03 August 2010

An odd coincidence

Okay, so is it a coincidence? Or is it just an instance of cosmic harmony where two of my best loved books for the fall happen to mention the same obscure historical figure? Mary Toft was an English woman living in the early to mid 18th century who convinced leading medical authorities of the day that she had given birth to rabbits. Yes, live rabbits. Apparently she had them going for quite a while and eventually 'fessed up. What an embarrassment to the Royal docs, eh?
Bill Bryson makes reference to it in his wonderful book called At Home: A Short History of Private Life in a section on medical history, particularly the woefully inadequate medical care given to women up through the 20th century. Not only was it indelicate for a doctor (always male) to actually examine his female patients, his patients didn't even have the vocabulary to describe their ills when something went amiss "down there." It's a wonder that every woman didn't die in childbirth.
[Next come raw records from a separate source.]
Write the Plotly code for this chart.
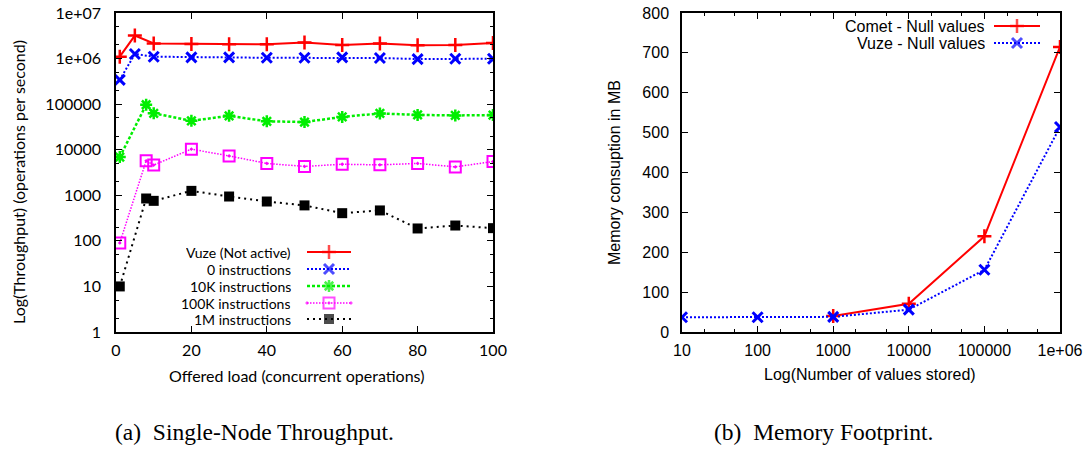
import plotly.graph_objects as go

W, H = 1091, 461

# ---------------- data: (a) single-node throughput ----------------
load_vuze = [1, 5, 10, 20, 30, 40, 50, 60, 70, 80, 90, 100]
vuze = [1.1e6, 3.2e6, 2.15e6, 2.1e6, 2.05e6, 2.05e6, 2.25e6, 1.98e6, 2.15e6, 1.95e6, 1.98e6, 2.2e6]

load_0 = [1, 5, 10, 20, 30, 40, 50, 60, 70, 80, 90, 100]
instr_0 = [3.4e5, 1.26e6, 1.1e6, 1.06e6, 1.06e6, 1.04e6, 1.04e6, 1.06e6, 1.03e6, 0.975e6, 0.99e6, 0.99e6]

load_i = [1, 8, 10, 20, 30, 40, 50, 60, 70, 80, 90, 100]
instr_10k = [6900, 97000, 63000, 43000, 55500, 42000, 40500, 52500, 62500, 58000, 56500, 57500]
instr_100k = [90, 5700, 4600, 10300, 7300, 5000, 4300, 4800, 4650, 5000, 4200, 5500]
instr_1m = [10, 850, 755, 1250, 940, 730, 600, 405, 465, 187, 217, 190]

y_tickvals = [1, 10, 100, 1000, 10000, 100000, 1e6, 1e7]
y_ticktext = ["1", "10", "100", "1000", "10000", "100000", "1e+06", "1e+07"]
x_tickvals_a = [0, 20, 40, 60, 80, 100]

# ---------------- data: (b) memory footprint ----------------
n_comet = [1000, 10000, 100000, 1000000]
comet = [40, 71, 240, 715]
n_vuze = [10, 100, 1000, 10000, 100000, 1000000]
vuze_mem = [37, 37, 38, 56, 156, 514]
x_tickvals_b = [10, 100, 1000, 10000, 100000, 1000000]
x_ticktext_b = ["10", "100", "1000", "10000", "100000", "1e+06"]

# ---------------- styles ----------------
SANS_A = "Lato"
SANS_B = "Liberation Sans"
SERIF = "Liberation Serif"

series_a = [
    ("Vuze (Not active)", load_vuze, vuze, "#ff0000", "solid", 2, "cross-thin-open", 10, 2.5),
    ("0 instructions", load_0, instr_0, "#0000ff", "2px,2px", 2, "x-thin-open", 10, 3),
    ("10K instructions", load_i, instr_10k, "#00ee00", "3px,2px", 2.5, "asterisk-open", 10, 2.5),
    ("100K instructions", load_i, instr_100k, "#ff00ff", "1.5px,1.5px", 1.5, "square-open-dot", 11, 2),
    ("1M instructions", load_i, instr_1m, "#000000", "2px,4px", 2, "square", 10, 0),
]
series_b = [
    ("Comet - Null values", n_comet, comet, "#ff0000", "solid", 2, "cross-thin-open", 10, 2.5),
    ("Vuze - Null values", n_vuze, vuze_mem, "#0000ff", "2px,2px", 2, "x-thin-open", 10, 3),
]

fig = go.Figure()

def px_x(x):
    return x / W

def px_y(y):
    return 1 - y / H

def add_series(s, xa, ya):
    name, xs, ys, col, dash, lw, sym, ms, mlw = s
    fig.add_trace(go.Scatter(
        x=xs, y=ys, name=name, mode="lines+markers", xaxis=xa, yaxis=ya,
        line=dict(color=col, width=lw, dash=dash),
        marker=dict(symbol=sym, size=ms, color=col, line=dict(color=col, width=mlw)),
        showlegend=False))

for s in series_a:
    add_series(s, "x", "y")
for s in series_b:
    add_series(s, "x2", "y2")

def text(x, y, t, family, size, xanchor="center", angle=0, height=None):
    fig.add_annotation(x=px_x(x), y=px_y(y), xref="paper", yref="paper", text=t,
                       showarrow=False, xanchor=xanchor, yanchor="middle", textangle=angle,
                       height=height, borderpad=0,
                       font=dict(family=family, size=size, color="black"))

# manual gnuplot-style legends (text right, sample on the right) on a pixel overlay axis
leg_a_rows = [252, 269, 286, 303, 319]
for s, ry in zip(series_a, leg_a_rows):
    name, xs, ys, col, dash, lw, sym, ms, mlw = s
    fig.add_trace(go.Scatter(
        x=[307, 329, 351], y=[ry, ry, ry], mode="lines+markers", xaxis="x3", yaxis="y3",
        line=dict(color=col, width=lw, dash=dash),
        marker=dict(symbol=sym, size=[0, ms, 0], color=col, line=dict(color=col, width=mlw)),
        showlegend=False, hoverinfo="skip"))
    text(292, ry, name, SANS_A, 14, xanchor="right", height=16)

leg_b_rows = [26, 43]
for s, ry in zip(series_b, leg_b_rows):
    name, xs, ys, col, dash, lw, sym, ms, mlw = s
    fig.add_trace(go.Scatter(
        x=[994, 1017, 1040], y=[ry, ry, ry], mode="lines+markers", xaxis="x3", yaxis="y3",
        line=dict(color=col, width=lw, dash=dash),
        marker=dict(symbol=sym, size=[0, ms, 0], color=col, line=dict(color=col, width=mlw)),
        showlegend=False, hoverinfo="skip"))
    text(986, ry, name, SANS_B, 16, xanchor="right", height=16)

common_axis = dict(showline=True, linecolor="black", linewidth=1.5, mirror="allticks",
                   ticks="inside", ticklen=6, tickwidth=1, tickcolor="black",
                   showgrid=False, zeroline=False, automargin=False)

yd = [px_y(332), px_y(13)]
fig.update_layout(
    width=W, height=H, margin=dict(l=0, r=0, t=0, b=0, autoexpand=False),
    paper_bgcolor="white", plot_bgcolor="rgba(0,0,0,0)",
    xaxis=dict(domain=[px_x(116), px_x(493)], range=[0, 100], anchor="y",
               tickvals=x_tickvals_a, ticklabelstandoff=3,
               tickfont=dict(family=SANS_A, size=16, color="black"), **common_axis),
    yaxis=dict(domain=yd, type="log", range=[0, 7], anchor="x",
               tickvals=y_tickvals, ticktext=y_ticktext, ticklabelstandoff=10,
               minor=dict(ticks="inside", ticklen=3, tickcolor="black", showgrid=False),
               tickfont=dict(family=SANS_A, size=16, color="black"), **common_axis),
    xaxis2=dict(domain=[px_x(682), px_x(1060)], type="log", range=[1, 6], anchor="y2",
                tickvals=x_tickvals_b, ticktext=x_ticktext_b, ticklabelstandoff=3,
                minor=dict(ticks="inside", ticklen=3, tickcolor="black", showgrid=False),
                tickfont=dict(family=SANS_B, size=16, color="black"), **common_axis),
    yaxis2=dict(domain=yd, range=[0, 800], dtick=100, anchor="x2", ticklabelstandoff=8,
                tickfont=dict(family=SANS_B, size=16, color="black"), **common_axis),
    xaxis3=dict(domain=[0, 1], range=[0, W], anchor="y3", visible=False, fixedrange=True),
    yaxis3=dict(domain=[0, 1], range=[H, 0], anchor="x3", visible=False, fixedrange=True),
)

# axis titles
text(18, 182, "Log(Throughput) (operations per second)", SANS_A, 16, angle=-90)
text(296, 375, "Offered load (concurrent operations)", SANS_A, 16)
text(614, 173, "Memory consuption in MB", SANS_B, 16, angle=-90)
text(870, 374, "Log(Number of values stored)", SANS_B, 16)

# captions
text(254, 432, "(a)  Single-Node Throughput.", SERIF, 23.5)
text(823, 432, "(b)  Memory Footprint.", SERIF, 23.5)

fig.write_html("out.html")
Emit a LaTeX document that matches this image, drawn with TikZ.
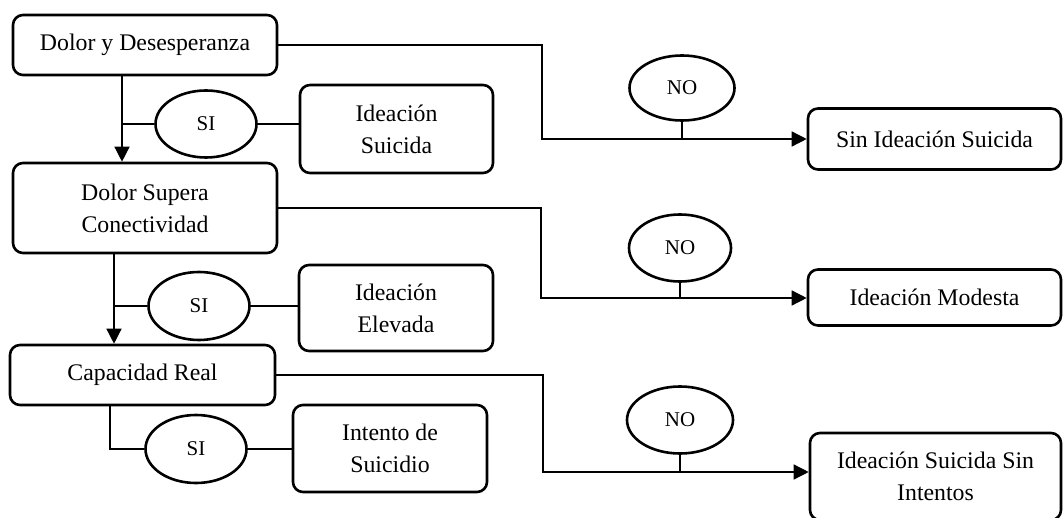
\documentclass[tikz,border=0pt]{standalone}
\usepackage{fontspec}
\setmainfont{Liberation Serif}
\usetikzlibrary{arrows.meta,shapes.geometric}

\tikzset{
  box/.style={draw, line width=2.6pt, rounded corners=10pt, inner sep=0pt,
    align=center, font=\fontsize{23.8}{32}\selectfont},
  oval/.style={draw, ellipse, line width=2.6pt, inner sep=0pt,
    font=\fontsize{21}{25}\selectfont},
  link/.style={line width=1.4pt},
  arrowlink/.style={line width=1.4pt, -{Triangle[length=15pt,width=15pt]}}
}

\begin{document}
\begin{tikzpicture}[x=1pt,y=-1pt]
\useasboundingbox (0,0) rectangle (1064,518);

% main column
\node[box, minimum width=264pt, minimum height=60pt] (A) at (145,45) {Dolor y Desesperanza};
\node[box, minimum width=264pt, minimum height=90pt] (B) at (145,208) {Dolor Supera\\Conectividad};
\node[box, minimum width=265pt, minimum height=60pt] (C) at (142.5,375) {Capacidad Real};

% SI branch outcomes
\node[box, minimum width=193pt, minimum height=88pt] (IS) at (396.5,129) {Ideación\\Suicida};
\node[box, minimum width=194pt, minimum height=86pt] (IE) at (396,308) {Ideación\\Elevada};
\node[box, minimum width=194pt, minimum height=87pt] (IT) at (390,448.5) {Intento de\\Suicidio};

% NO branch outcomes
\node[box, minimum width=253pt, minimum height=61pt] (SIS) at (934.5,139) {Sin Ideación Suicida};
\node[box, minimum width=253pt, minimum height=56pt] (IM) at (934.5,297.5) {Ideación Modesta};
\node[box, minimum width=251pt, minimum height=87pt] (ISSI) at (935.5,476.5) {Ideación Suicida Sin\\Intentos};

% decision ovals
\node[oval, minimum width=101pt, minimum height=67pt] (si1) at (206,124) {SI};
\node[oval, minimum width=101pt, minimum height=68pt] (si2) at (199,306) {SI};
\node[oval, minimum width=101pt, minimum height=68pt] (si3) at (196,449) {SI};
\node[oval, minimum width=105pt, minimum height=65pt] (no1) at (682,88) {NO};
\node[oval, minimum width=102pt, minimum height=67pt] (no2) at (680,248) {NO};
\node[oval, minimum width=106pt, minimum height=67pt] (no3) at (680,420) {NO};

% junction points
\coordinate (j1) at (122,124);
\coordinate (j2) at (114,306);
\coordinate (j3) at (110,449);
\coordinate (k1) at (542,139);
\coordinate (k2) at (541,298);
\coordinate (k3) at (543,472);

% SI path
\draw[arrowlink] (j1 |- A.south) -- (j1 |- B.north);
\draw[link] (si1.west) -- (j1);
\draw[link] (si1.east) -- (IS.west |- si1.east);

\draw[arrowlink] (j2 |- B.south) -- (j2 |- C.north);
\draw[link] (si2.west) -- (j2);
\draw[link] (si2.east) -- (IE.west |- si2.east);

\draw[link] (j3 |- C.south) -- (j3) -- (si3.west);
\draw[link] (si3.east) -- (IT.west |- si3.east);

% NO path
\draw[arrowlink] (A.east) -| (k1) -- (SIS.west |- k1);
\draw[link] (no1.south) -- (no1.south |- k1);

\draw[arrowlink] (B.east) -| (k2) -- (IM.west |- k2);
\draw[link] (no2.south) -- (no2.south |- k2);

\draw[arrowlink] (C.east) -| (k3) -- (ISSI.west |- k3);
\draw[link] (no3.south) -- (no3.south |- k3);
\end{tikzpicture}
\end{document}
In Julia Stuart's charming new novel called The Tower, the Zoo, and the Tortoise, it's a minor character who stumbles across the interesting information about Mary Toft and then shares it with his friend Balthazar, a Beefeater living in the Tower of London, as a means of distracting his friend from mourning the death of his son.

I had read Bryson's book first and found the Mary Toft tidbit extraordinary, but that was nothing compared to how I felt when I ran across her name once more in Stuart's novel. Is there anybody out there who can calculate the chances of that happening? I dunno. But it seemed so rare that it deserved its own blogpost.


  1. Fascinating! I love when intersections occur like that. You'll have to explore Mary Toft more now.

  2. Thanks for sharing wonderful little oddities such as this!